The story that is concerned, even entirely concerned, with the impact of experience upon a mind (Strether's, say) can be enhanced to the pitch of drama, because thought has its tell-tale gestures and its speaking looks, just as much as an actor on the stage. Make use of these looks and gestures, express the story through them, leave them to enact it—and you have a story which in its manner is effectually drama. Method upon method, the vision of a vision, the process of thinking and feeling and seeing exposed objectively to the view of the reader—it is an ingenious art; criticism seems to have paid it less attention than it deserves. But criticism has been hindered, perhaps, by the fact that these books of Henry James's, in which the art is written large, are so odd and so personal and so peculiar in all their aspects.
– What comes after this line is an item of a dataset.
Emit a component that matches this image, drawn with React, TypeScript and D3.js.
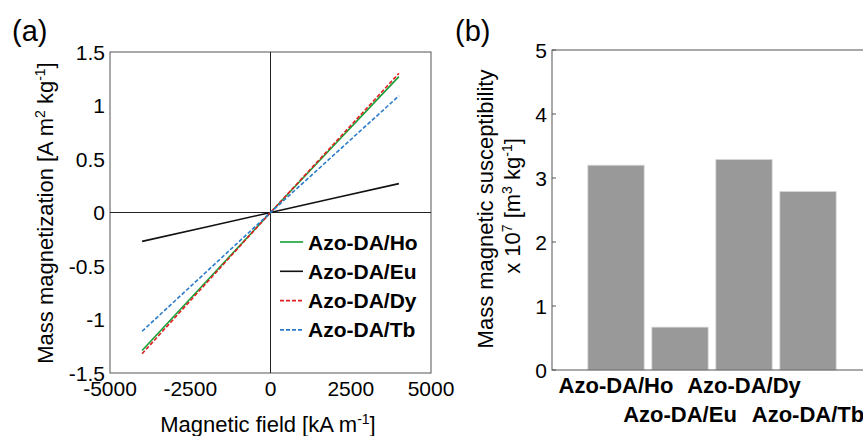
import React from 'react'
import * as d3 from 'd3'

// panel (a): magnetization curves
const fieldValues = [-4000, -2000, 0, 2000, 4000]
const seriesNames = ['Azo-DA/Ho', 'Azo-DA/Eu', 'Azo-DA/Dy', 'Azo-DA/Tb']
const hoValues = [-1.29, -0.645, 0, 0.635, 1.27]
const euValues = [-0.27, -0.135, 0, 0.135, 0.27]
const dyValues = [-1.32, -0.66, 0, 0.65, 1.3]
const tbValues = [-1.11, -0.555, 0, 0.545, 1.09]
const seriesColors = ['#17a035', '#111111', '#e02020', '#2b7bcb']
const seriesDashed = [false, false, true, true]
const xTicksA = [-5000, -2500, 0, 2500, 5000]
const yTicksA = [-1.5, -1, -0.5, 0, 0.5, 1, 1.5]

// panel (b): susceptibility bars
const barCategories = ['Azo-DA/Ho', 'Azo-DA/Eu', 'Azo-DA/Dy', 'Azo-DA/Tb']
const barValues = [3.2, 0.67, 3.29, 2.79]
const yTicksB = [0, 1, 2, 3, 4, 5]

const font = 'Liberation Sans, Arial, sans-serif'

const PanelA = () => {
  const x = d3.scaleLinear().domain([-5000, 5000]).range([110, 431])
  const y = d3.scaleLinear().domain([-1.5, 1.5]).range([373, 52])
  const allSeries = [hoValues, euValues, dyValues, tbValues]
  const line = d3.line<number>()
    .x((_, i) => x(fieldValues[i]))
    .y((d) => y(d))

  return (
    <g fontFamily={font}>
      <text x={12} y={41} fontSize={29}>(a)</text>
      <rect x={x(-5000)} y={y(1.5)} width={x(5000) - x(-5000)} height={y(-1.5) - y(1.5)}
        fill="none" stroke="#555" strokeWidth={1} />
      <line x1={x(0)} x2={x(0)} y1={y(1.5)} y2={y(-1.5)} stroke="#222" strokeWidth={1} />
      <line x1={x(-5000)} x2={x(5000)} y1={y(0)} y2={y(0)} stroke="#222" strokeWidth={1} />
      {yTicksA.map((t) => (
        <text key={t} x={105} y={y(t)} fontSize={21} textAnchor="end" dominantBaseline="central">
          {String(t)}
        </text>
      ))}
      {xTicksA.map((t) => (
        <text key={t} x={x(t)} y={396} fontSize={21} textAnchor="middle">{String(t)}</text>
      ))}
      {allSeries.map((vals, i) => (
        <path key={seriesNames[i]} d={line(vals) || ''} fill="none" stroke={seriesColors[i]}
          strokeWidth={1.6} strokeDasharray={seriesDashed[i] ? '4 2' : undefined} />
      ))}
      {seriesNames.map((name, i) => {
        const ly = 242 + i * 29.3
        return (
          <g key={name}>
            <line x1={280} x2={303} y1={ly} y2={ly} stroke={seriesColors[i]} strokeWidth={1.6}
              strokeDasharray={seriesDashed[i] ? '4 2' : undefined} />
            <text x={308} y={ly} fontSize={21} fontWeight="bold" dominantBaseline="central">{name}</text>
          </g>
        )
      })}
      <text x={268} y={432} fontSize={22} textAnchor="middle">
        Magnetic field [kA m<tspan dy={-8} fontSize={14}>-1</tspan><tspan dy={8}>]</tspan>
      </text>
      <text transform="translate(53,213) rotate(-90)" fontSize={22} textAnchor="middle">
        Mass magnetization [A m<tspan dy={-8} fontSize={14}>2</tspan>
        <tspan dy={8}> kg</tspan><tspan dy={-8} fontSize={14}>-1</tspan><tspan dy={8}>]</tspan>
      </text>
    </g>
  )
}

const PanelB = () => {
  const x = d3.scaleLinear().domain([0, 5]).range([552, 872])
  const y = d3.scaleLinear().domain([0, 5]).range([370, 50])
  const bw = (x(1) - x(0)) * 0.88

  return (
    <g fontFamily={font}>
      <text x={455} y={41} fontSize={29}>(b)</text>
      {barValues.map((v, i) => (
        <rect key={barCategories[i]} x={x(i + 1) - bw / 2} y={y(v)} width={bw} height={y(0) - y(v)}
          fill="#999999" stroke="#d8d8d8" strokeWidth={0.8} />
      ))}
      <rect x={x(0)} y={y(5)} width={x(5) - x(0)} height={y(0) - y(5)}
        fill="none" stroke="#555" strokeWidth={1} />
      {yTicksB.map((t) => (
        <g key={t}>
          <line x1={x(0)} x2={x(0) + 4} y1={y(t)} y2={y(t)} stroke="#555" />
          <text x={547} y={y(t)} fontSize={21} textAnchor="end" dominantBaseline="central">{t}</text>
        </g>
      ))}
      {barCategories.map((c, i) => (
        <text key={c} x={x(i + 1)} y={i % 2 === 0 ? 393 : 422} fontSize={22} fontWeight="bold"
          textAnchor="middle">{c}</text>
      ))}
      <text transform="translate(493,209) rotate(-90)" fontSize={22} textAnchor="middle">
        Mass magnetic susceptibility
      </text>
      <text transform="translate(520,206) rotate(-90)" fontSize={22} textAnchor="middle">
        x 10<tspan dy={-8} fontSize={14}>7</tspan><tspan dy={8}> [m</tspan>
        <tspan dy={-8} fontSize={14}>3</tspan><tspan dy={8}> kg</tspan>
        <tspan dy={-8} fontSize={14}>-1</tspan><tspan dy={8}>]</tspan>
      </text>
    </g>
  )
}

const App = () => (
  <svg width={863} height={436} style={{ position: 'absolute', left: 0, top: 0, background: '#fff' }}>
    <PanelA />
    <PanelB />
  </svg>
)

export default App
When the whole volume is full of a strongly-marked idiosyncrasy, quite unlike that of anyone else, it is difficult to distinguish between this, which is solely the author's, and his method of treating a story, which is a general question, discussible apart. And thus it happens that the novelist who carried his research into the theory of the art further than any other—the only real scholar in the art—is the novelist whose methods are most likely to be overlooked or mistaken, regarded as simply a part of his own original quiddity. It should be possible to isolate them, to separate them in thought from the temperament by which they were coloured; they belong to the craft, which belongs to no man in particular. They still wait to be fully assimilated into the criticism of fiction; there is much more in them, no doubt, than the few points that I touch on here. But I pass on to one or two of the rest.